We maintain ‘zero tolerance’ for enforced disappearance
Bangladesh told the UN Human Rights Council in Geneva that the government maintains a "zero tolerance policy" towards any misdeed, offence, or transgression by members of law enforcement agencies.
The government presented its position paper after the UN Working Group on Enforced or Involuntary Disappearances presented its annual report on Bangladesh to the 51st session of the Human Rights Council on Tuesday.
"Bangladesh has never shied away from embracing the international human rights obligations. In this spirit, we remain constructively engaged with the working group. We have shared information pertaining to almost all the cases of alleged enforced disappearances," reads Bangladesh's position paper, presented by Abdullah Al Forhad, second secretary at the permanent mission of Bangladesh to the UN in Geneva.
According to the working group's annual report, five new incidents of enforced disappearance in Bangladesh were reported to the group in the last one year, taking the number of cases being investigated by the UN body to 81.

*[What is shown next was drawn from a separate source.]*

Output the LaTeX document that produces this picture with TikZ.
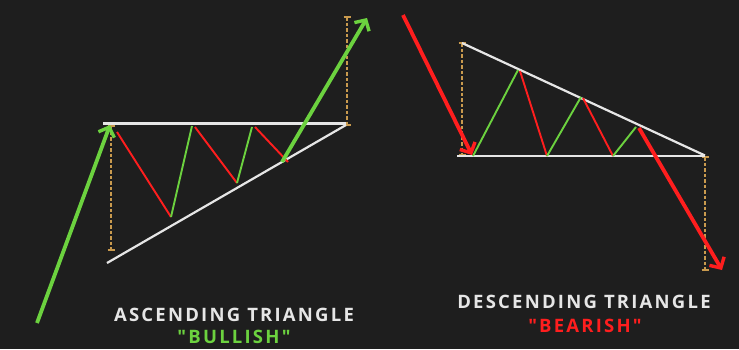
\documentclass[tikz,border=0pt]{standalone}
\usepackage{fontspec}
\setmainfont{Open Sans}
\newfontfamily\labelfont[LetterSpace=12]{Open Sans}
\usetikzlibrary{arrows.meta}
\definecolor{bg}{HTML}{1E1E1E}
\definecolor{upgreen}{HTML}{6CD23F}
\definecolor{downred}{HTML}{FF1E1E}
\definecolor{guide}{HTML}{C99A4E}
\definecolor{trend}{HTML}{E6E6E6}
\tikzset{
  trendline/.style={draw=trend, line width=2.2pt},
  upleg/.style={draw=upgreen, line width=1.9pt},
  downleg/.style={draw=downred, line width=1.9pt},
  bigup/.style={draw=upgreen, line width=3.8pt, -{Straight Barb[length=8pt,width=17pt,line width=3.4pt]}},
  bigdown/.style={draw=downred, line width=3.8pt, -{Straight Barb[length=8pt,width=17pt,line width=3.4pt]}},
  guideline/.style={draw=guide, line width=2pt, dash pattern=on 3.5pt off 2pt},
  guidecap/.style={draw=guide, line width=1.8pt},
  title/.style={font=\labelfont\bfseries\fontsize{18.5}{21}\selectfont, text=trend, inner sep=0pt, anchor=center},
  verdict/.style={font=\labelfont\bfseries\fontsize{18.5}{21}\selectfont, inner sep=0pt, anchor=center}
}
\begin{document}
\begin{tikzpicture}[x=1pt,y=-1pt]
\fill[bg] (0,0) rectangle (739,349);
\useasboundingbox (0,0) rectangle (739,349);
% ---------- Ascending triangle ----------
\coordinate (aTL) at (103,123.5);
\coordinate (aTR) at (346,123.5);
\coordinate (aBL) at (107,263);
\coordinate (aBR) at (346,125);
\coordinate (aGt) at (111,126);
\coordinate (aGb) at (111,250);
\coordinate (aHt) at (347,17);
\coordinate (aHb) at (347,125);
\coordinate (aS) at (37,323);
\coordinate (aP) at (110,125);
\coordinate (a1) at (117,132);
\coordinate (a2) at (171,217);
\coordinate (a3) at (192,126);
\coordinate (a4) at (195,127);
\coordinate (a5) at (237,183);
\coordinate (a6) at (252,127);
\coordinate (a7) at (255,127);
\coordinate (a8) at (288,162);
\coordinate (a9) at (282,162);
\coordinate (aE) at (367,18);
\draw[guideline] (aGt) -- (aGb);
\draw[guidecap] ([xshift=-3.5pt]aGt) -- ([xshift=3.5pt]aGt);
\draw[guidecap] ([xshift=-3.5pt]aGb) -- ([xshift=3.5pt]aGb);
\draw[guideline] (aHt) -- (aHb);
\draw[guidecap] ([xshift=-3.5pt]aHt) -- ([xshift=3.5pt]aHt);
\draw[guidecap] ([xshift=-3.5pt]aHb) -- ([xshift=3.5pt]aHb);
\draw[trendline] (aTL) -- (aTR);
\draw[trendline] (aBL) -- (aBR);
\draw[downleg] (a1) -- (a2);
\draw[upleg] (a2) -- (a3);
\draw[downleg] (a4) -- (a5);
\draw[upleg] (a5) -- (a6);
\draw[downleg] (a7) -- (a8);
\draw[bigup] (aS) -- (aP);
\draw[bigup] (a9) -- (aE);
\node[title] (aT) at (234,315) {ASCENDING TRIANGLE};
\node[verdict, text=upgreen] (aV) at (234,337) {"BULLISH"};
% ---------- Descending triangle ----------
\coordinate (dTL) at (462,43);
\coordinate (dTR) at (705,155.5);
\coordinate (dBL) at (457,156);
\coordinate (dBR) at (705,156);
\coordinate (dGt) at (462,43);
\coordinate (dGb) at (462,155);
\coordinate (dHt) at (705,157);
\coordinate (dHb) at (705,270);
\coordinate (dS) at (403,15);
\coordinate (dP) at (472,155);
\coordinate (d1) at (473,156);
\coordinate (d2) at (518,70);
\coordinate (d3) at (520,71);
\coordinate (d4) at (547,156);
\coordinate (d5) at (581,97);
\coordinate (d6) at (583,98);
\coordinate (d7) at (613,156);
\coordinate (d8) at (636,127);
\coordinate (d9) at (639,128);
\coordinate (dE) at (722,270);
\draw[guideline] (dGt) -- (dGb);
\draw[guidecap] ([xshift=-3.5pt]dGt) -- ([xshift=3.5pt]dGt);
\draw[guidecap] ([xshift=-3.5pt]dGb) -- ([xshift=3.5pt]dGb);
\draw[guideline] (dHt) -- (dHb);
\draw[guidecap] ([xshift=-3.5pt]dHt) -- ([xshift=3.5pt]dHt);
\draw[guidecap] ([xshift=-3.5pt]dHb) -- ([xshift=3.5pt]dHb);
\draw[trendline] (dTL) -- (dTR);
\draw[trendline] (dBL) -- (dBR);
\draw[upleg] (d1) -- (d2);
\draw[downleg] (d3) -- (d4);
\draw[upleg] (d4) -- (d5);
\draw[downleg] (d6) -- (d7);
\draw[upleg] (d7) -- (d8);
\draw[bigdown] (dS) -- (dP);
\draw[bigdown] (d9) -- (dE);
\node[title] (dT) at (584,302) {DESCENDING TRIANGLE};
\node[verdict, text=downred] (dV) at (585,326) {"BEARISH"};
\end{tikzpicture}
\end{document}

The UN group wrote about the five cases to the government but is yet to receive a response. However, it welcomed the fact that Bangladesh provided substantive information on cases during the reporting period, which may lead to the clarification of eight outstanding cases.
The working group urged the authorities to redouble efforts to provide additional information, including replying to its related general allegation sent after its 125th session in September last year, with a view to clarifying all outstanding cases.
It also urged Bangladesh to launch independent and impartial investigations into the conduct of Rab, particularly concerning allegations of enforced disappearances perpetrated by its agents.
It said the government must ensure that relatives of disappeared persons, and human rights defenders and civil society organisations working on their behalf are protected from any threat, intimidation or reprisals.
The working group reiterated its interest in undertaking a visit to Bangladesh, as expressed in several communications transmitted since 2013.
Luciano Hazan, chair of the working group, stressed on the need to implement the recommendations of the Office of the High Commissioner for Human Rights, which include impartial, independent and transparent investigation into these allegations, accompanied by security sector reform.
Bangladesh, in its position paper, said in many cases the "perceived" victims reappeared, disproving the allegations of "enforced disappearance".
However, the government remains committed to ensuring that any individual reported missing be rescued with support and cooperation from their family members in due diligence with the legal framework.
"We further notice a worrying trend among 'miscreants' to use fake identity and disguise as law enforcement agency members to carry out criminal activities like 'abductions' or 'kidnappings'," it said.
The statement said Bangladesh regretted that there was a tendency by certain "vested quarters" to label all missing cases as enforced disappearance with a view to maligning the government and its positive achievements.
Hence, Bangladesh urged the working group to consider the complaints based on factual information and evidence.